Anya joined a hobby group where no one knew her history of hanging back. She used that clean slate to test a new pattern: volunteering for small visible roles like timekeeper or note-taker. That low-stakes practice made it easier to carry the same behavior back to work.
Like a trail you walk often, each repeat of the new pattern makes it easier for others to expect—and respect—the newer version of you.
Building on that cycle, here’s why treating your identity as a project really matters.
You gain steadier confidence—less “am I faking it?” and more “I know what I’m practicing.” You draw clearer boundaries—what you say yes or no to stops feeling random. You grow real influence—people start adjusting to the *current* you, not the old script.
Expect some pushback; old roles are sticky. That’s not failure, that’s data.

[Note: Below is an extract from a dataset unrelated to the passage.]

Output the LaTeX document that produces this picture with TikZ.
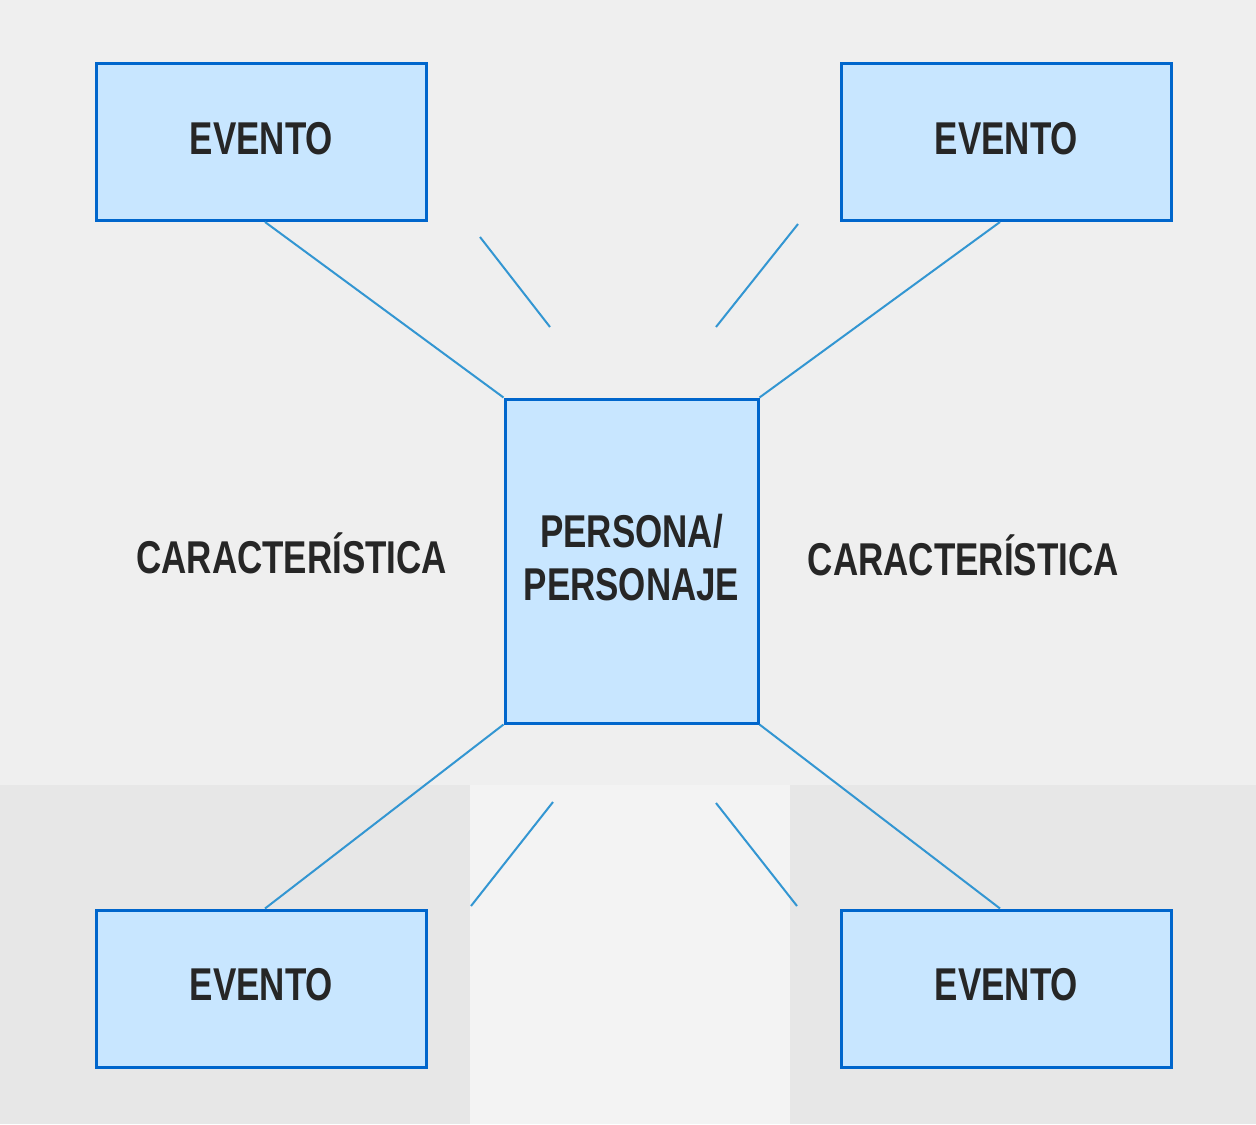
\documentclass[tikz,border=0pt]{standalone}
\usepackage{fontspec}
\setmainfont{Liberation Sans}
\newfontfamily\lblfont[FakeStretch=0.76]{Liberation Sans}
\usetikzlibrary{positioning}

\definecolor{boxfill}{RGB}{200,230,255}
\definecolor{boxline}{RGB}{0,102,204}
\definecolor{linkline}{RGB}{51,150,210}
\definecolor{bgtop}{RGB}{239,239,239}
\definecolor{bgbottom}{RGB}{231,231,231}
\definecolor{bglight}{RGB}{243,243,243}

\tikzset{
  txt/.style={font=\lblfont\bfseries\fontsize{23}{26.5}\selectfont, text=black!85},
  eventbox/.style={txt, draw=boxline, fill=boxfill, line width=1.5pt, minimum width=165pt, minimum height=78.5pt, inner sep=0pt, text depth=4pt},
  personbox/.style={txt, draw=boxline, fill=boxfill, line width=1.5pt, minimum width=126.5pt, minimum height=162pt, inner sep=0pt, align=center, text depth=4pt},
  carlabel/.style={txt, inner sep=0pt},
  link/.style={draw=linkline, line width=1pt}
}

\begin{document}
\begin{tikzpicture}[x=0.5pt, y=-0.5pt]
  \useasboundingbox (0,0) rectangle (1256,1124);
  \fill [bgtop] (0,0) rectangle (1256,1124);
  \fill [bgbottom] (0,785) rectangle (1256,1124);
  \fill [bglight] (470,785) rectangle (790,1124);

  \node (iPers) [personbox] at (631.5,561) {PERSONA/\\PERSONAJE};

  \node (iEvTL) [eventbox] at (261.5,142) {EVENTO};
  \node (iEvTR) [eventbox] at (1006.5,142) {EVENTO};
  \node (iEvBL) [eventbox] at (261.5,988.5) {EVENTO};
  \node (iEvBR) [eventbox] at (1006.5,988.5) {EVENTO};

  \node (iCarL) [carlabel, left=28pt of iPers.west, yshift=4pt] {CARACTERÍSTICA};
  \node (iCarR) [carlabel, right=24pt of iPers.east, yshift=3pt] {CARACTERÍSTICA};

  \draw [link] (iEvTL.south) ++(3.5,0) -- (iPers.north west);
  \draw [link] (iEvTR.south) ++(-6.5,0) -- (iPers.north east);
  \draw [link] (iEvBL.north) ++(3.5,0) -- (iPers.south west);
  \draw [link] (iEvBR.north) ++(-6.5,0) -- (iPers.south east);

  \coordinate (iUL1) at (480,237);
  \coordinate (iUL2) at (550,327);
  \coordinate (iUR1) at (798,224);
  \coordinate (iUR2) at (716,327);
  \coordinate (iDL1) at (553,802);
  \coordinate (iDL2) at (471,906);
  \coordinate (iDR1) at (716,803);
  \coordinate (iDR2) at (797,906);

  \draw [link] (iUL1) -- (iUL2);
  \draw [link] (iUR1) -- (iUR2);
  \draw [link] (iDL1) -- (iDL2);
  \draw [link] (iDR1) -- (iDR2);
\end{tikzpicture}
\end{document}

Quick reflection: - When was the last time someone treated you like your “old” self? - For your next big change, which one arena—work, relationships, or community—most needs this identity cycle?
With that foundation, let’s land this in something you can actually do. Think of this as your tight, three-part loop.
First, here’s the recap: notice how you’re showing up, align your behavior and context, then reinforce with small rituals.
Now your challenge this week:
1. In the next 24 hours, write 2–3 sentences that start with: “The version of me I’m building is someone who…” Keep it simple and concrete. 2. Choose one tiny move for this week that fits that story—maybe asking one clear question in a group, giving one honest “no,” or initiating one check‑in instead of waiting to be invited. 3. Decide one person you’ll quietly involve—someone you’ll either tell this mini‑goal to, or later ask, “Did you notice anything different about how I showed up?”
Here’s the core thing to remember: your identity stays solid when you treat it like an ongoing project, not a finished product.
And when you slip—and you will—that’s not a verdict on who you are. It’s just fresh data. Notice it, adjust one small behavior, and step back into the cycle.